Enterprises need to change their business model, transforming into technology powerhouses to survive the digital revolution. They must do it in the right way to stay competitive. Their focus must be to deliver value through software applications to their customers faster and more reliably than ever before.
Innovate or Risk Losing Everything
As agile start-up companies continue to disrupt the status quo of long-standing markets and industries, large enterprises are left with a troubling dilemma – innovate or die. This might seem like an extreme statement, but a look at Uber’s emergence as the perennial digital transformation example indicates just how real this problem is for large enterprises. The taxi business seemed like an immovable mainstay in metropolitan areas, but Uber introduced innovation that has seriously diminished (or, in some cases, entirely crushed) traditional taxi companies.
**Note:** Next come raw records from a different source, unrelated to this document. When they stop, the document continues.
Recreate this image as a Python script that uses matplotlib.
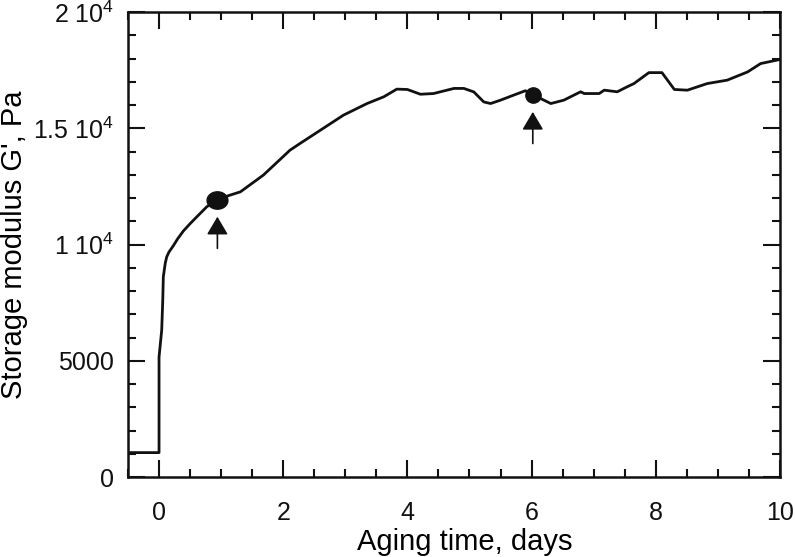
import matplotlib
matplotlib.use("Agg")
import numpy as np
import matplotlib.pyplot as plt
from matplotlib.path import Path
from matplotlib.ticker import MultipleLocator, FixedLocator

plt.rcParams["font.family"] = ["Liberation Sans", "DejaVu Sans"]
plt.rcParams["mathtext.fontset"] = "custom"
plt.rcParams["mathtext.rm"] = "Liberation Sans"
plt.rcParams["mathtext.it"] = "Liberation Sans"

# aging curve (days, Pa)
aging_days = [-0.5, 0.0, 0.0, 0.043, 0.06, 0.069, 0.1, 0.124, 0.16, 0.23, 0.3,
              0.39, 0.5, 0.61, 0.77, 0.94, 1.145, 1.31, 1.68, 2.11, 2.27, 2.6,
              2.97, 3.35, 3.62, 3.83, 4.0, 4.21, 4.42, 4.75, 4.91, 5.07, 5.23,
              5.34, 5.5, 5.71, 5.9, 6.02, 6.31, 6.52, 6.79, 6.85, 7.09, 7.17,
              7.38, 7.54, 7.65, 7.89, 8.1, 8.19, 8.3, 8.51, 8.83, 9.15, 9.48,
              9.69, 10.0]
storage_modulus = [1050, 1050, 5160, 6320, 7610, 8615, 9200, 9475, 9680, 9950,
                   10250, 10580, 10900, 11200, 11630, 11940, 12130, 12270, 12990,
                   14065, 14350, 14925, 15570, 16070, 16360, 16690, 16675, 16470,
                   16500, 16720, 16720, 16570, 16140, 16070, 16215, 16430, 16620,
                   16450, 16070, 16215, 16575, 16500, 16500, 16645, 16575, 16790,
                   16930, 17400, 17400, 17075, 16675, 16645, 16930, 17075, 17430,
                   17790, 17965]

# highlighted samples and their arrows
marked_days = [0.94, 6.02]
marked_modulus = [11940, 16450]
arrow_tip = [11200, 15710]
arrow_tail = [9840, 14350]

# slightly wide ellipse for the first marker
t = np.linspace(0, 2 * np.pi, 60)
ellipse = Path(np.column_stack([1.2 * np.cos(t), np.sin(t)]), closed=True)

fig = plt.figure(figsize=(7.95, 5.57), dpi=100)
ax = fig.add_axes([0.161, 0.1436, 0.82, 0.8345])

ax.plot(aging_days, storage_modulus, color="#111111", linewidth=2.0)
ax.plot(marked_days[0], marked_modulus[0], marker=ellipse, color="#111111",
        markersize=15, linestyle="none")
ax.plot(marked_days[1], marked_modulus[1], "o", color="#111111", markersize=11)

for xd, tip, tail in zip(marked_days, arrow_tip, arrow_tail):
    ax.annotate("", xy=(xd, tip), xytext=(xd, tail),
                arrowprops=dict(arrowstyle="-|>,head_width=0.65,head_length=1.1",
                                color="#111111", lw=1.2, shrinkA=0, shrinkB=0))

ax.set_xlim(-0.5, 10)
ax.set_ylim(0, 20000)
ax.xaxis.set_major_locator(MultipleLocator(2))
ax.xaxis.set_minor_locator(MultipleLocator(0.5))
ax.yaxis.set_major_locator(FixedLocator([0, 5000, 10000, 15000, 20000]))
ax.yaxis.set_minor_locator(MultipleLocator(1000))
ax.set_yticklabels(["0", "5000", r"1 10$^{4}$", r"1.5 10$^{4}$", r"2 10$^{4}$"])

ax.tick_params(which="both", direction="in", top=True, right=True,
               labelsize=18, width=1.5, colors="#111111")
ax.tick_params(which="major", length=12)
ax.tick_params(axis="y", which="major", pad=10)
ax.tick_params(axis="x", which="major", pad=17)
ax.tick_params(which="minor", length=6)
for s in ax.spines.values():
    s.set_linewidth(1.8)
    s.set_color("#111111")

ax.set_xlabel("Aging time, days", fontsize=21, labelpad=5)
ax.xaxis.set_label_coords(0.517, -0.11, transform=ax.transAxes)
ax.xaxis.label.set_va("top")
ax.set_ylabel("Storage modulus G', Pa", fontsize=21, labelpad=4)

fig.savefig("out.png", dpi=100)
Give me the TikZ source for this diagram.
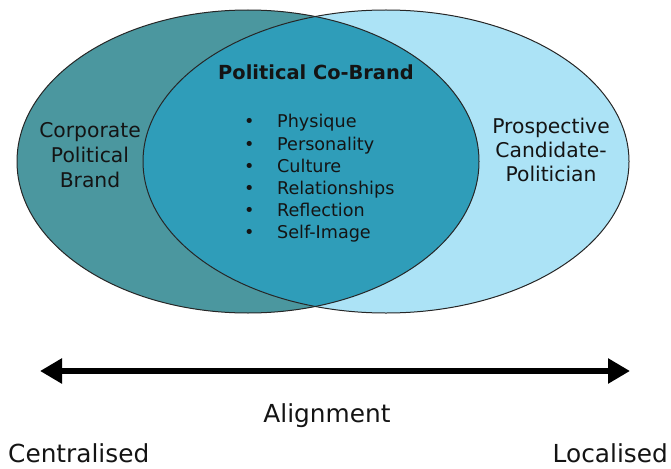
\documentclass[tikz,border=0pt]{standalone}
\usepackage{fontspec}
\setmainfont{DejaVu Sans}
\usetikzlibrary{arrows.meta}
\definecolor{leftfill}{HTML}{4B979F}
\definecolor{midfill}{HTML}{2F9DB9}
\definecolor{rightfill}{HTML}{ACE3F6}
\definecolor{txt}{HTML}{141414}
\tikzset{
  outline/.style={draw=black!85, line width=1pt},
  lbl/.style={anchor=base, inner sep=0pt, text=txt, font=\fontsize{20.3}{25}\selectfont},
  item/.style={anchor=base west, inner sep=0pt, text=txt, font=\fontsize{17.6}{22}\selectfont},
  axis/.style={anchor=base, inner sep=0pt, text=txt, font=\fontsize{24.8}{28}\selectfont},
}
\begin{document}
\begin{tikzpicture}[x=1pt,y=-1pt]
\useasboundingbox (0,0) rectangle (671,468);
% ellipses
\fill[leftfill] (248,161.5) ellipse [x radius=231, y radius=151.5];
\fill[rightfill] (386,161.5) ellipse [x radius=243, y radius=151.5];
\begin{scope}
  \clip (248,161.5) ellipse [x radius=231, y radius=151.5];
  \fill[midfill] (386,161.5) ellipse [x radius=243, y radius=151.5];
\end{scope}
\draw[outline] (248,161.5) ellipse [x radius=231, y radius=151.5];
\draw[outline] (386,161.5) ellipse [x radius=243, y radius=151.5];
% left labels
\node[lbl] (c1) at (90,137) {Corporate};
\node[lbl] (c2) at (90,162) {Political};
\node[lbl] (c3) at (90,187) {Brand};
% right labels
\node[lbl] (p1) at (551,133) {Prospective};
\node[lbl] (p2) at (551,157) {Candidate-};
\node[lbl] (p3) at (551,181) {Politician};
% title
\node[lbl, font=\bfseries\fontsize{19.4}{24}\selectfont] (title) at (316,80) {Political Co-Brand};
% bullet list
\foreach \t [count=\i] in {Physique,Personality,Culture,Relationships,Reflection,Self-Image}{
  \node[item] (b\i) at (244,{106+22*\i}) {\textbullet};
  \node[item] (i\i) at (277,{106+22*\i}) {\t};
}
% axis
\coordinate (L) at (40,371);
\coordinate (R) at (630,371);
\draw[line width=6.5pt, {Triangle[length=22pt,width=24pt]}-{Triangle[length=22pt,width=24pt]}] (L) -- (R);
\node[axis] (al) at (327,422) {Alignment};
\node[axis, anchor=base west] (ce) at (8,462) {Centralised};
\node[axis, anchor=base east] (lo) at (668,462) {Localised};
\end{tikzpicture}
\end{document}
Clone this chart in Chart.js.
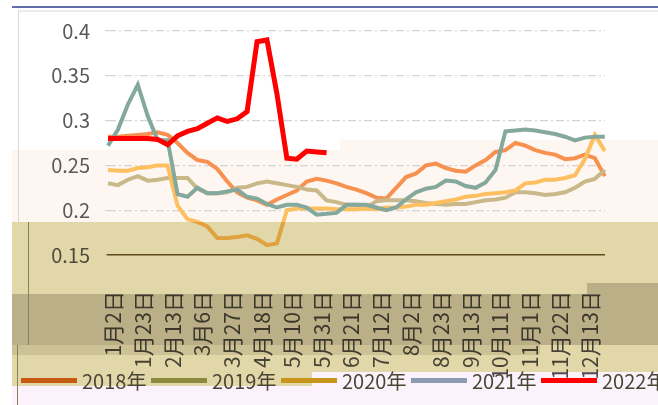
<!DOCTYPE html>
<html>
<head>
<meta charset="utf-8">
<script src="https://cdn.jsdelivr.net/npm/chart.js@4.4.0/dist/chart.umd.min.js"></script>
<style>
  html, body { margin: 0; padding: 0; background: #fff; }
  #wrap { width: 658px; height: 405px; }
</style>
</head>
<body>
<div id="wrap"><canvas id="chart"></canvas></div>
<script>
// trading days, one point every 5 sessions; every 3rd one is printed on the axis
var dates = ['1月2日','1月9日','1月16日','1月23日','1月30日','2月6日','2月13日','2月20日','2月27日',
  '3月6日','3月13日','3月20日','3月27日','4月3日','4月11日','4月18日','4月25日','5月3日',
  '5月10日','5月17日','5月24日','5月31日','6月7日','6月14日','6月21日','6月28日','7月5日',
  '7月12日','7月19日','7月26日','8月2日','8月9日','8月16日','8月23日','8月30日','9月6日',
  '9月13日','9月20日','9月27日','10月11日','10月18日','10月25日','11月1日','11月8日','11月15日',
  '11月22日','11月29日','12月6日','12月13日','12月20日','12月27日'];

var years = ['2018年', '2019年', '2020年', '2021年', '2022年'];

var s2018 = [0.282,0.282,0.283,0.284,0.285,0.287,0.284,0.275,0.264,0.256,0.254,0.246,0.232,0.220,0.214,0.211,0.206,
  0.212,0.217,0.222,0.232,0.235,0.233,0.230,0.226,0.223,0.219,0.214,0.213,0.225,0.237,0.241,0.250,0.252,
  0.247,0.244,0.243,0.250,0.256,0.265,0.267,0.275,0.272,0.267,0.264,0.262,0.257,0.258,0.262,0.258,0.238];
var s2019 = [0.230,0.228,0.234,0.238,0.233,0.234,0.236,0.236,0.236,0.224,0.219,0.219,0.220,0.225,0.226,0.230,0.232,
  0.230,0.228,0.226,0.223,0.222,0.211,0.209,0.206,0.206,0.203,0.210,0.211,0.211,0.211,0.210,0.208,0.207,
  0.206,0.207,0.207,0.209,0.211,0.212,0.214,0.220,0.220,0.219,0.217,0.218,0.220,0.225,0.232,0.235,0.245];
var s2020 = [0.245,0.244,0.244,0.247,0.248,0.250,0.250,0.205,0.190,0.187,0.182,0.169,0.169,0.170,0.172,0.168,0.161,
  0.163,0.200,0.202,0.202,0.202,0.202,0.201,0.201,0.201,0.202,0.201,0.203,0.203,0.204,0.206,0.206,0.208,
  0.210,0.212,0.215,0.216,0.218,0.219,0.220,0.222,0.230,0.231,0.234,0.234,0.236,0.239,0.257,0.284,0.266];
var s2021 = [0.272,0.290,0.318,0.340,0.305,0.278,0.278,0.218,0.215,0.225,0.219,0.219,0.221,0.223,0.215,0.213,0.207,
  0.203,0.206,0.206,0.203,0.195,0.196,0.197,0.206,0.206,0.206,0.203,0.200,0.203,0.212,0.220,0.224,0.226,
  0.233,0.232,0.227,0.225,0.231,0.245,0.288,0.289,0.290,0.289,0.287,0.285,0.282,0.278,0.281,0.282,0.282];
var s2022 = [0.280,0.280,0.280,0.280,0.280,0.279,0.273,0.283,0.288,0.291,0.297,0.303,0.299,0.302,0.310,0.388,0.390,
  0.330,0.258,0.257,0.266,0.265,0.264];

var yTicks = [0.15, 0.2, 0.25, 0.3, 0.35, 0.4];

var lineColors = ['#f79150', '#c9b98a', '#fdbf5f', '#84a99c', '#ff0000'];
var legendColors = ['#c55a11', '#8c8a3c', '#c8951c', '#8c9cb0', '#ff0000'];
var series = [s2018, s2019, s2020, s2021, s2022];

var FONT = "'Noto Sans CJK SC', 'Noto Sans', sans-serif";

// page backdrop, the tinted bands of the original snapshot, and the legend
var backdrop = {
  id: 'backdrop',
  beforeDraw: function(chart) {
    var c = chart.ctx;
    c.save();
    c.fillStyle = '#ffffff';
    c.fillRect(0, 0, chart.width, chart.height);
    c.fillStyle = '#fef6f0';
    c.fillRect(12, 150, 328, 72);
    c.fillRect(340, 140, 318, 82);
    c.strokeStyle = '#2f3b8f';
    c.lineWidth = 1.5;
    c.beginPath(); c.moveTo(12, 7); c.lineTo(658, 7); c.stroke();
    c.strokeStyle = '#d9d9d9';
    c.lineWidth = 1;
    c.beginPath(); c.moveTo(18, 11); c.lineTo(658, 11); c.moveTo(18.5, 11); c.lineTo(18.5, 222); c.stroke();
    c.restore();
  },
  afterDraw: function(chart) {
    var c = chart.ctx;
    c.save();
    c.globalCompositeOperation = 'multiply';
    c.fillStyle = '#e2d7a9';
    c.fillRect(12, 222, 300, 164);
    c.fillRect(312, 222, 346, 150);
    c.fillStyle = '#d2d0cb';
    c.fillRect(12, 294, 575, 51);
    c.fillRect(587, 283, 71, 62);
    c.fillStyle = '#e8e6e2';
    c.fillRect(12, 345, 528, 10);
    c.fillStyle = '#fcf2fc';
    c.fillRect(12, 386, 300, 19);
    c.fillRect(312, 372, 346, 33);
    c.restore();

    c.save();
    c.strokeStyle = '#8a8060';
    c.lineWidth = 1;
    c.beginPath(); c.moveTo(28.5, 222); c.lineTo(28.5, 345); c.moveTo(17.5, 345); c.lineTo(17.5, 405); c.stroke();
    c.font = '20px ' + FONT;
    c.textBaseline = 'middle';
    for (var i = 0; i < years.length; i++) {
      var x0 = 21 + i * 130;
      c.fillStyle = legendColors[i];
      c.fillRect(x0, 378, 56, 5);
      c.fillStyle = '#4a4535';
      c.fillText(years[i], x0 + 61, 381);
    }
    c.restore();
  }
};

var ctx = document.getElementById('chart').getContext('2d');
var chart = new Chart(ctx, {
  type: 'line',
  data: {
    labels: dates,
    datasets: series.map(function(d, i) {
      return {
        label: years[i],
        data: d,
        borderColor: lineColors[i],
        backgroundColor: lineColors[i],
        borderWidth: i === 4 ? 5 : 4,
        pointRadius: 0,
        tension: 0,
        fill: false,
        order: 4 - i
      };
    })
  },
  options: {
    responsive: true,
    maintainAspectRatio: false,
    animation: false,
    layout: { padding: { left: 8, right: 16, top: 31, bottom: 0 } },
    scales: {
      x: {
        type: 'category',
        offset: false,
        grid: { display: false },
        border: { display: true, color: '#6a5a2a', width: 1.5 },
        ticks: {
          autoSkip: false,
          minRotation: 90,
          maxRotation: 90,
          padding: 28,
          labelOffset: 5,
          color: '#505050',
          font: { family: FONT, size: 21 },
          callback: function(v, i) { return i % 3 === 0 ? dates[i] : ''; }
        },
        afterFit: function(s) { s.height = 150; }
      },
      y: {
        min: 0.15,
        max: 0.4,
        afterBuildTicks: function(s) { s.ticks = yTicks.map(function(v) { return { value: v }; }); },
        grid: { color: '#d4d4d4', lineWidth: 1.2, drawTicks: true, tickLength: 3 },
        border: { display: false, dash: [8, 3, 2, 3] },
        ticks: {
          padding: 15,
          color: '#595959',
          font: { family: FONT, size: 20 },
          callback: function(v) { return String(Number(v.toFixed(2))); }
        },
        afterFit: function(s) { s.width = 100; }
      }
    },
    plugins: {
      legend: { display: false },
      tooltip: { enabled: false }
    }
  },
  plugins: [backdrop]
});
</script>
</body>
</html>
The new reality is that every company is a digital, software-powered company. IT projects and software functionality has permeated every aspect of every business – from backend processes all the way to customer-facing innovation. Staying competitive requires swift digital transformation capable of keeping pace with the ever-increasing demand for faster releases and updates. While small businesses and start-ups can thrive on this demand, large enterprises face many obstacles to speeding up software delivery.
While Facebook’s “move fast and break things” motto became the rallying cry for so many innovative companies, even the Web giant has had to shift its focus. The “move fast and break things” motto inherently means knowingly tolerate bugs in their releases, but as user expectations for a quality increase, this is no longer acceptable.
In 2014, Mark Zuckerberg changed Facebook’s motto to “move fast with stable infrastructure,” which highlights the key problem that every large enterprise is facing.
There are drivers behind the need to innovate and release software faster, but the question VPs are left with is, “how do we actually increase speed and be more responsive without losing control?” To answer this question, don’t look for small changes to project management or operations that could increase productivity – look to enterprise release management as a means of bridging the gap between engineering speed and project management visibility.
Main change drivers for Digital Transformation
For VPs with more on their plate than the idea of changing software delivery processes, the question “why implement enterprise release management right now?” may be looming large. There are three core delivery drivers originating from the business that are sparking a need for immediate change:
The Need for Acceleration
There has been plenty written about the advantages of adopting agile DevOps at the engineering level to help automate and streamline technical processes. However, less is mentioned of the need for project management teams to handle all of the different automation solutions the engineering teams deploy. With manual processes, there’s no way to accelerate support for the engineering side.
Risk Perspective
Every software release is accompanied by a certain level of risk for the business. Whether it’s a bug in a customer-facing system that leads to revenue loss or an internal IT system that crashes and diminishes productivity, software release risk must be managed. As delivery demand increases, project management teams must have visibility into the total risk landscape – something manual processes can’t provide.
Multiple Delivery Pipelines at the Engineering Level
When release schedules were based on a 12-month or bi-annual pace, it was much easier for project managers to track delivery pipelines. However, semi-daily or weekly cycles are creating a major overlap between delivery pipelines – and the sheer volume of delivery pipelines increases on a near-daily basis. Managing these pipelines with spreadsheets won’t work, driving the need for delivery management change.
It’s time to sunset manual processes
To think that the manual spreadsheet management strategies that most project management teams use to keep track of software releases can keep up with the rate of delivery demand is misguided. Even if project management teams are retaining some semblance of success in the beginning stages of digital transformation, there’s simply no way to manage increasingly automated releases at the necessary rate to remain competitive in the new digital reality.
Faster release cycles that support digital transformation – weekly or bi-weekly at least – are successful just 45% of the time, which is unacceptable for today’s large enterprises.
The top-down approach of automated enterprise release management gives project management teams the ability to plug into a litany of different technologies to create a level of coordination across projects, operations, and engineering functions that simply isn’t possible with current strategies. This coordination of the IT delivery process can dramatically increase project success even as the rate of delivery increases.
How can your organization become a software powerhouse? By implementing a release management function, increasing speed, visibility and reducing risk in the software delivery process.